More than 100 years ago Charles Weston was appointed the bush capital's inaugural Officer-in-Charge of Afforestation.
On the banks of a rabbit infested, denuded Molonglo River Weston was given a simple brief. Tame the harsh windswept limestone plains. Create a soft hospitable tree-lined urban landscape.
What a daunting task. After all, a grand city of the future was merely a sheep paddock at the time.
Implementing the Griffins' master plan, Weston planted the seeds of his grand vision in the streetscapes we take for granted today. A vision nurtured in the philosophy of contributing materially to the built landscape for human comfort.
In crafting a city as beautiful as ours we owe a debt of gratitude to those remarkable pioneers who laid the foundations upon which our urban surrounds have matured majestically with time.
Today that streetscape vision has been realised. With shades of a stunning autumn now upon us Weston's horticultural influences resonate down through the ages. Our established neighbourhoods, suburbs and streets are awash with warm vivid colour.
Long gone are my childhood memories of the autumn leaf bonfires, banned for good air-quality reasons. These spectacular autumn leaves are now making their way onto our footpaths, pavements, driveways and gutters.
Within our interconnected stormwater network, autumn leaves along with organic pollutants have been identified as a key cause for the diminished water quality in our lakes.

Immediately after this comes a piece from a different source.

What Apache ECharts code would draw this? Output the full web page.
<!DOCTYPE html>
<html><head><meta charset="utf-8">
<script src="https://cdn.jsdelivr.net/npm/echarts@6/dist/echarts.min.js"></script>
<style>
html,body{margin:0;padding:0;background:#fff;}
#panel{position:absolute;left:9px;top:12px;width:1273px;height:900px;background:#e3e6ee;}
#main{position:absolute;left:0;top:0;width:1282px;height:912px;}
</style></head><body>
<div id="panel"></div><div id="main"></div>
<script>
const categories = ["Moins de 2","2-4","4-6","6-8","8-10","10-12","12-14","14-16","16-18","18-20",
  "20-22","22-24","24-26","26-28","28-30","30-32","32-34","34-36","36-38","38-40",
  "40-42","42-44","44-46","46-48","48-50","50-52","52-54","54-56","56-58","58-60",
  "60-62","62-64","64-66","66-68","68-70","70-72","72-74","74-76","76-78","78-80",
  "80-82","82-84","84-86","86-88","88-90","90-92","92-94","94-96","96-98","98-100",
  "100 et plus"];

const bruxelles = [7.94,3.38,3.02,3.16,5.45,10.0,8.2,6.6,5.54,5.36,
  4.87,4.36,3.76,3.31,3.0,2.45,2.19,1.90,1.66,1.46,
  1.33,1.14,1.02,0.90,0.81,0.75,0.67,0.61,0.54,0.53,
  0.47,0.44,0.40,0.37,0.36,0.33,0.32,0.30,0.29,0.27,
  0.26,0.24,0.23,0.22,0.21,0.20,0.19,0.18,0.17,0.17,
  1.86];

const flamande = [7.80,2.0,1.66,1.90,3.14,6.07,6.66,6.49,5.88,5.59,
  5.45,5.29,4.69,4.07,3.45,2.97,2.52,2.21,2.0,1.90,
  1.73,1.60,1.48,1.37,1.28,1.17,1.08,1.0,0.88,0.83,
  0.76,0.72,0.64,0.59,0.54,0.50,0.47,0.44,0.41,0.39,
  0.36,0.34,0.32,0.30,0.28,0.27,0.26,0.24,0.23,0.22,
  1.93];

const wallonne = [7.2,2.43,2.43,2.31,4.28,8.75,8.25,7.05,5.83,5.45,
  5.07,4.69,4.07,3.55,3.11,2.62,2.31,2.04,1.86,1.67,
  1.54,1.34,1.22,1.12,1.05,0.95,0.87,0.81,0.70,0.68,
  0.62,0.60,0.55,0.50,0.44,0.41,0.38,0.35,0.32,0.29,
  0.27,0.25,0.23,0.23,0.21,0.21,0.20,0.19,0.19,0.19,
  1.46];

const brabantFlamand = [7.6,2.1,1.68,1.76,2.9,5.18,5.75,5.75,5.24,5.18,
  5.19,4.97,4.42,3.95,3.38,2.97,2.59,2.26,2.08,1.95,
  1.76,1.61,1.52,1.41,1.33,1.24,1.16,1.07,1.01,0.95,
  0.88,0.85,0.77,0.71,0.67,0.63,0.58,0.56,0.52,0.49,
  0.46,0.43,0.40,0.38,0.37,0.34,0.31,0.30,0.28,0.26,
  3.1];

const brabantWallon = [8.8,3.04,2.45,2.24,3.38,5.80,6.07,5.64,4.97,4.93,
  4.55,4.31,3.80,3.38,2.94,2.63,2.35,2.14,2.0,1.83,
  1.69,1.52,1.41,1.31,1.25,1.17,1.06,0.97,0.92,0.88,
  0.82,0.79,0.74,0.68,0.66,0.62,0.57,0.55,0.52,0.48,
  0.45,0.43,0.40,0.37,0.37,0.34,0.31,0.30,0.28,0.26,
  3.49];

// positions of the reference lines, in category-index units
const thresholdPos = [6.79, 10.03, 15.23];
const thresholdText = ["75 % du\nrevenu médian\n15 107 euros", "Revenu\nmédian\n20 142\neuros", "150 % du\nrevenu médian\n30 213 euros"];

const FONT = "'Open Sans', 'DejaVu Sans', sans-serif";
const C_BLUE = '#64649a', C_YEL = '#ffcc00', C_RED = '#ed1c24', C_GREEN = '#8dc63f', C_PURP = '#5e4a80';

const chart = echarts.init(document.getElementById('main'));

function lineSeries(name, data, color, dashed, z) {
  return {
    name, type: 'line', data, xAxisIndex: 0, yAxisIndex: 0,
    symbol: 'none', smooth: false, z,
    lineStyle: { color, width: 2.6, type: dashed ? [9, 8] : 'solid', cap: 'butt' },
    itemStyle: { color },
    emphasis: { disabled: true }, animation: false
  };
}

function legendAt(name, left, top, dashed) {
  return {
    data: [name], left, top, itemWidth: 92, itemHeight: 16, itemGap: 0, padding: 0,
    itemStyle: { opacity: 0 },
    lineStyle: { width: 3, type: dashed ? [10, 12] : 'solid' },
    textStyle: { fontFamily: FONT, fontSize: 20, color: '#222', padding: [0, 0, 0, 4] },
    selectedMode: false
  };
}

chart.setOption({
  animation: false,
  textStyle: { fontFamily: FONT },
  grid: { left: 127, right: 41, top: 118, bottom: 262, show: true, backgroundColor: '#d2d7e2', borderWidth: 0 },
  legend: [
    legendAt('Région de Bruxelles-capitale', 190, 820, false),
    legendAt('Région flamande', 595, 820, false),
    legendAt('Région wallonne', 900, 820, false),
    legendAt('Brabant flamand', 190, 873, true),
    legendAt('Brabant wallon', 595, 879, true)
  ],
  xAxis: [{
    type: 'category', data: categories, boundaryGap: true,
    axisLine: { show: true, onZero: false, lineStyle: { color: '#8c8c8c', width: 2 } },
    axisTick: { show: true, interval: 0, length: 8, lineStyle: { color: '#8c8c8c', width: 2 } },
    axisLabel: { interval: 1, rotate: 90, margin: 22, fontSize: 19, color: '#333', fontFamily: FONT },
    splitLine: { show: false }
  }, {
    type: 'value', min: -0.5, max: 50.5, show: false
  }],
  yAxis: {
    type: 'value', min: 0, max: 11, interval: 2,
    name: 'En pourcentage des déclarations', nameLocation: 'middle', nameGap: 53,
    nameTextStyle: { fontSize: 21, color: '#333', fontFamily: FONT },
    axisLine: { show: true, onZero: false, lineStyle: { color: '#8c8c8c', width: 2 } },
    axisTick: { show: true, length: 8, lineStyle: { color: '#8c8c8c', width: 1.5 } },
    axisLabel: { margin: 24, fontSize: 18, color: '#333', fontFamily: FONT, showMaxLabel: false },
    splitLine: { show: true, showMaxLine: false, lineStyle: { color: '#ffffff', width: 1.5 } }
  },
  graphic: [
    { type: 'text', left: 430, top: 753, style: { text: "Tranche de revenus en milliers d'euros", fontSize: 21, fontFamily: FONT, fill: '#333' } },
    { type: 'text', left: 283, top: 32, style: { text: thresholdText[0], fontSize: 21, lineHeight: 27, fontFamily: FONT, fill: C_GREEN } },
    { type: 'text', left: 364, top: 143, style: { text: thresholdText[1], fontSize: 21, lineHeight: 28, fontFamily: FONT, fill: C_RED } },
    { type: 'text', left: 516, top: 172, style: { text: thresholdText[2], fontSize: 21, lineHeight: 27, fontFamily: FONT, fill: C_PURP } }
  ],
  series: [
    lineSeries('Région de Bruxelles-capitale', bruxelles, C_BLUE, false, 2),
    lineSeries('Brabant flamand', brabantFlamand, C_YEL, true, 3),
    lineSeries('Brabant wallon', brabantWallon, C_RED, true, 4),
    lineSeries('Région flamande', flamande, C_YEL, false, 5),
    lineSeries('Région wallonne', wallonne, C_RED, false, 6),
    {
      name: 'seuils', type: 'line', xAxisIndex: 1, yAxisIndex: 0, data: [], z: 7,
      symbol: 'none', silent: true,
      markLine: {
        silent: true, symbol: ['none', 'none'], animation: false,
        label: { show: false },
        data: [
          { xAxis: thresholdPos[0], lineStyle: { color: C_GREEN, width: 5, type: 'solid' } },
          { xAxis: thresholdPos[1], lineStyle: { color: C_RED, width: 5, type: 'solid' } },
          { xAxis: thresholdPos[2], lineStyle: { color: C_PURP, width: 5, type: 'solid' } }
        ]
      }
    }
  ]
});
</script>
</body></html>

They break down, releasing a flush of nutrients. High phosphorous levels lead to summer algal blooms and offensive odours that restrict recreational use of our town lakes.
The good news is that you can play your part in keeping our waterways clean. Composting autumn leaves is a free source of garden mulch and a highly effective means of returning nutrients to the soil as opposed to our urban waterways.
By adding autumn leaves to your garden compost you can help prevent greenhouse gas emissions by encouraging the aerobic breakdown of organic material-a win-win for the environment.
Despite street sweeping patrols, autumn leaves continue to enter our stormwater system. As a community-minded gesture raking leaves out of roadside gutters is a small but tangible step in protecting our magnificent waterways.
As we marvel at the vibrant colours, the rich tapestry that is our spectacular streetscape let's all play our part in keeping our storm water drains leaf free.
Remember: Only rain down the storm water drain.